The triple bottom line of people, profit and planet — the cornerstones of sustainable business practices — can mean different things to different organizations. And Colorado State University students heard from a wide range of successful executives on what sustainability means to their businesses during the 37th annual Business Day on April 16.
Patagonia Philosophy CEO Vincent Stanley concentrated on the “planet” part of the equation, as befits a company whose products are designed to get consumers into the outdoors.
Tom Vogl, a serial entrepreneur formerly with REI and now with Barn2Door, a platform that connects consumers with growers of sustainable food, engaged his audience to think about how all three elements work together to create a sustainable marketplace system.
And Joe Ellis, president and CEO of the Denver Broncos, redefined “profit.”
“In sports, it’s not important how much money you make,” he told the capacity crowd in the Lory Student Center Theatre. “The real bottom line is how many games you win.”
That brought Ellis back to the “people” – the incredibly passionate, dedicated fans of the Denver Broncos who, in his opinion, are the real owners of the team.
“You are the ones who are buying the tickets, and it’s up to us to provide you with the very best game day experience possible, so coming to Sports Authority Field is more attractive than your couch, your refrigerator and your 52-inch TV,” he said.
Game day experience and more
The Broncos’ recent multi-million dollar upgrade at Sports Authority Field has not only added an energy-efficient scoreboard complete with fantasy football stats and wireless connectivity for fans who want to follow other games or just share the experience on social media, it has also made an impact on the other “P” – the planet.
The Broncos have worked to improve their environmental impact, according to Ellis, by switching from paper printouts to playbooks on iPads, which also allow players to review them anywhere. Stadium-wide recycling and waste-reduction initiatives have diverted more than 1,200 tons of waste from landfills, produced over 130 tons of compost, recycled more than 250 tons of cardboard, and saved more than 8.5 million gallons of water since 2007.
A key to these sustainable successes, Ellis said, is the Broncos’ hiring philosophy: “Hire people who are smarter than you about what they do, and then let them do their jobs.”
He told the students that the Broncos organization looks to hire people with energy, enthusiasm, intelligence and humility.
“Young people can get caught up in what Mr. B. (Broncos’ owner Pat Bowlen) calls the ‘quasi-celebrity status’ of working for an NFL team,” Ellis said. “If they don’t remember that everyone makes mistakes, it can end up badly.”
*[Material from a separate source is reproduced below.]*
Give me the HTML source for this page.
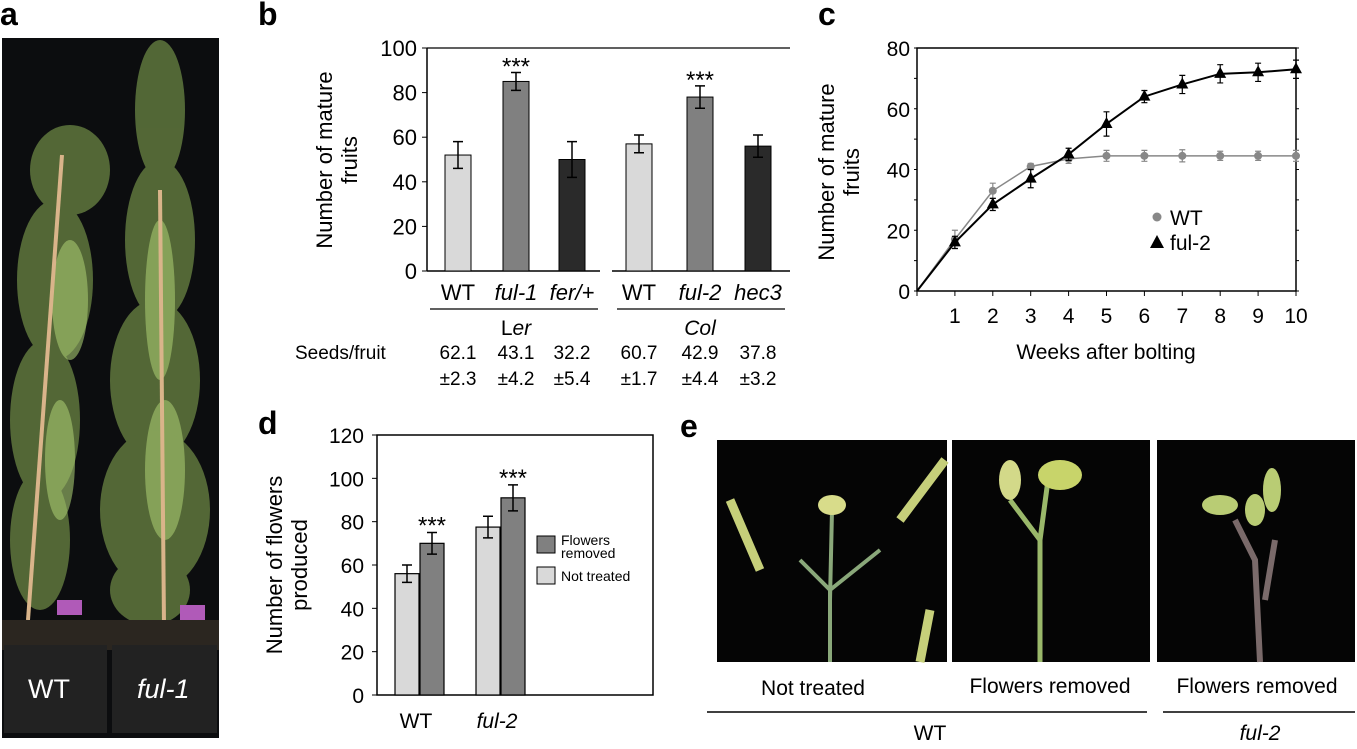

One more “P” — partnership
To help create a career path for students serious about a career in the sport industry, CSU and the Broncos have partnered on the Denver Broncos Sports Management Institute. Faculty and administrators are in the process of selecting the first 40 students to take the interdisciplinary minor course of study in the fall.
“We just started the partnership with CSU this past year and I think it’s got great promise. We’re in our infancy stages and to participate in this day, this Business Day here, I think we’ll hopefully add some value,” Ellis said. “I think I can speak on behalf of the Broncos and let everybody know how excited we are to have this sponsorship doing some events with them, not just today but in the past and the future and our connections will enable students to grow and heighten their outlooks in terms of what their career opportunities will be in the world of sports, not just in football but all throughout the world of sports.”
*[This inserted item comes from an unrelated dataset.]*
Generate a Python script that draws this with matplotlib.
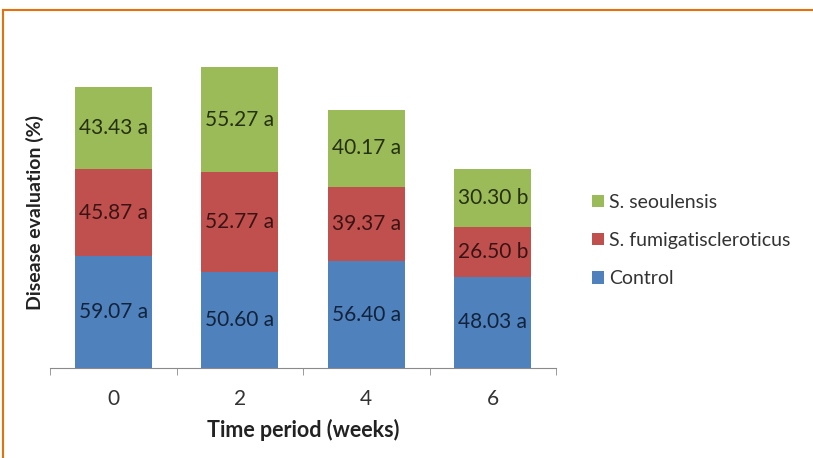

Ajay Menon, tdean of the College of Business, said that with a leader from such a influential and iconic Colorado institution to speak to students finding their career paths, Ellis’ presence offers helpful insight into a sector many are interested in.
“Our students have always thought about the Denver Broncos as being the brand that they have chosen for part of their football interest, and as a result, what you find is we bring in an iconic leader like Joe Ellis who has the reputation for integrity, the reputation for steely leadership in steering their favorite franchise to the top of the NFL heap,” Menon said. “These are students looking to see what leadership is like in a sector of the industry or a sector of their workforce that they never get a chance to see. So having Joe Ellis is one of the big highlights of this day’s program for our students here.
“It’s about paying forward, it’s about developing young talent further,” Menon added. “All of these aspects that impart to what life might be in corporate America. And so there is a huge synergy between the Denver Broncos operations and what these students might face in other parts of the business sectors that we have.”